U.S.-based equity funds posted $7.2 billion of outflows in the week ended Wednesday, following two weeks of inflows, Lipper said. U.S.-based taxable bond funds posted over $1.1 billion of outflows in the week ended Wednesday, following four weeks of inflows, according to Lipper.

“It was risk-off week, pointing to the outflows for high-yield bond funds, too, of about $639 million as well as the inflows into money market funds,” said Pat Keon, senior research analyst at Thomson Reuters Lipper. “NAFTA talks as well as China tariffs contributed to this.”

Keon was referring to a public comment period, on the Trump administration’s plan for fresh tariffs on $200 billion in Chinese imports, ending on Thursday. China has warned of retaliation if Washington implements any new tariff measures.

“Of note, among the equity fund outflows was a $3.6 billion outflow for equity ETFs. This broke a streak of eight consecutive weekly net inflows for equity ETFs with the largest individual outflow belonging to SPDR S&P 500 ETF (SPY) which saw $9.1 billion leave,” Keon said.
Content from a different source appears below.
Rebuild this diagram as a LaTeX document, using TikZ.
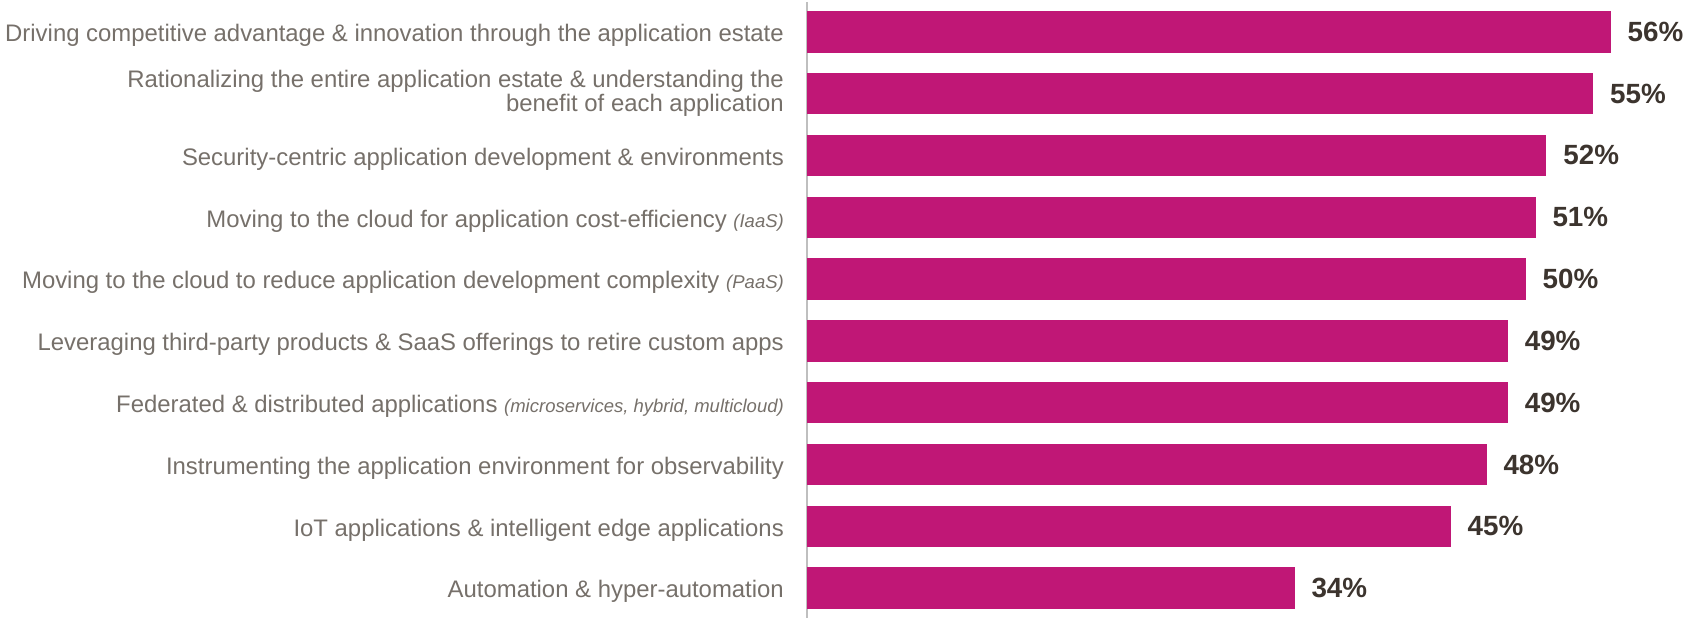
\documentclass[tikz,border=0pt]{standalone}
\usepackage{fontspec}
\setmainfont{Liberation Sans}
\usetikzlibrary{positioning}

\definecolor{barmagenta}{RGB}{192,23,118}
\definecolor{labelgrey}{RGB}{118,112,106}
\definecolor{valuebrown}{RGB}{60,52,46}
\definecolor{axisgrey}{RGB}{191,191,191}

\tikzset{
	appbar/.style={fill=barmagenta, inner sep=0pt, minimum height=41.5pt, anchor=west},
	catlabel/.style={text=labelgrey, inner sep=0pt, anchor=base east, font=\fontsize{23.9}{24}\selectfont},
	pctlabel/.style={text=valuebrown, inner sep=0pt, font=\fontsize{27.8}{30}\selectfont\bfseries},
	axisline/.style={draw=axisgrey, line width=1.5pt}
}
\newcommand{\aside}[1]{{\fontsize{18.5}{20}\selectfont\itshape #1}}

\begin{document}
\begin{tikzpicture}[x=1pt, y=-1pt]
		\useasboundingbox (0,0) rectangle (1684,618);
		
		% axis
		\coordinate (axtop) at (807,2);
		\coordinate (axbot) at (807,618);
		\draw[axisline] (axtop) -- (axbot);
		
		% bars
		\node[appbar, minimum width=803.5pt] (b1) at (807,31.8) {};
		\node[appbar, minimum width=786pt] (b2) at (807,93.6) {};
		\node[appbar, minimum width=739.2pt] (b3) at (807,155.4) {};
		\node[appbar, minimum width=728.3pt] (b4) at (807,217.3) {};
		\node[appbar, minimum width=718.5pt] (b5) at (807,279.1) {};
		\node[appbar, minimum width=700.6pt] (b6) at (807,340.9) {};
		\node[appbar, minimum width=700.6pt] (b7) at (807,402.7) {};
		\node[appbar, minimum width=679.3pt] (b8) at (807,464.5) {};
		\node[appbar, minimum width=643.5pt] (b9) at (807,526.4) {};
		\node[appbar, minimum width=487.3pt] (b10) at (807,588.2) {};
		
		% values
		\node[pctlabel, right=16.6pt of b1] (v1) {56\%};
		\node[pctlabel, right=16.6pt of b2] (v2) {55\%};
		\node[pctlabel, right=16.6pt of b3] (v3) {52\%};
		\node[pctlabel, right=16.6pt of b4] (v4) {51\%};
		\node[pctlabel, right=16.6pt of b5] (v5) {50\%};
		\node[pctlabel, right=16.6pt of b6] (v6) {49\%};
		\node[pctlabel, right=16.6pt of b7] (v7) {49\%};
		\node[pctlabel, right=16.6pt of b8] (v8) {48\%};
		\node[pctlabel, right=16.6pt of b9] (v9) {45\%};
		\node[pctlabel, right=16.6pt of b10] (v10) {34\%};
		
		% categories
		\node[catlabel] (c1) at (784,41.5) {Driving competitive advantage \& innovation through the application estate};
		\node[catlabel, anchor=east, align=right] (c2) at (784,93.6) {Rationalizing the entire application estate \& understanding the\\benefit of each application};
		\node[catlabel] (c3) at (784,165.1) {Security-centric application development \& environments};
		\node[catlabel] (c4) at (784,227.0) {Moving to the cloud for application cost-efficiency \aside{(IaaS)}};
		\node[catlabel] (c5) at (784,288.8) {Moving to the cloud to reduce application development complexity \aside{(PaaS)}};
		\node[catlabel] (c6) at (784,350.6) {Leveraging third-party products \& SaaS offerings to retire custom apps};
		\node[catlabel] (c7) at (784,412.4) {Federated \& distributed applications \aside{(microservices, hybrid, multicloud)}};
		\node[catlabel] (c8) at (784,474.2) {Instrumenting the application environment for observability};
		\node[catlabel] (c9) at (784,536.1) {IoT applications \& intelligent edge applications};
		\node[catlabel] (c10) at (784,597.9) {Automation \& hyper-automation};
		
	\end{tikzpicture}
\end{document}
Keon also noted the continued net inflows for the Ultra Short Obligation Funds (USO) peer group, which took in $950 million last week. That was their 26th straight weekly net inflow for a total take of $19.5 billion, he said. The year-to-date net inflows for the group are $31.9 billion.

“This would be their highest annual net inflow ever, beating last year’s plus $24.7 billion,” Keon said. “USO funds are used to offset interest rate risk, which has been growing with the Fed raising rates as well as the narrowing of the yield curve,” he said.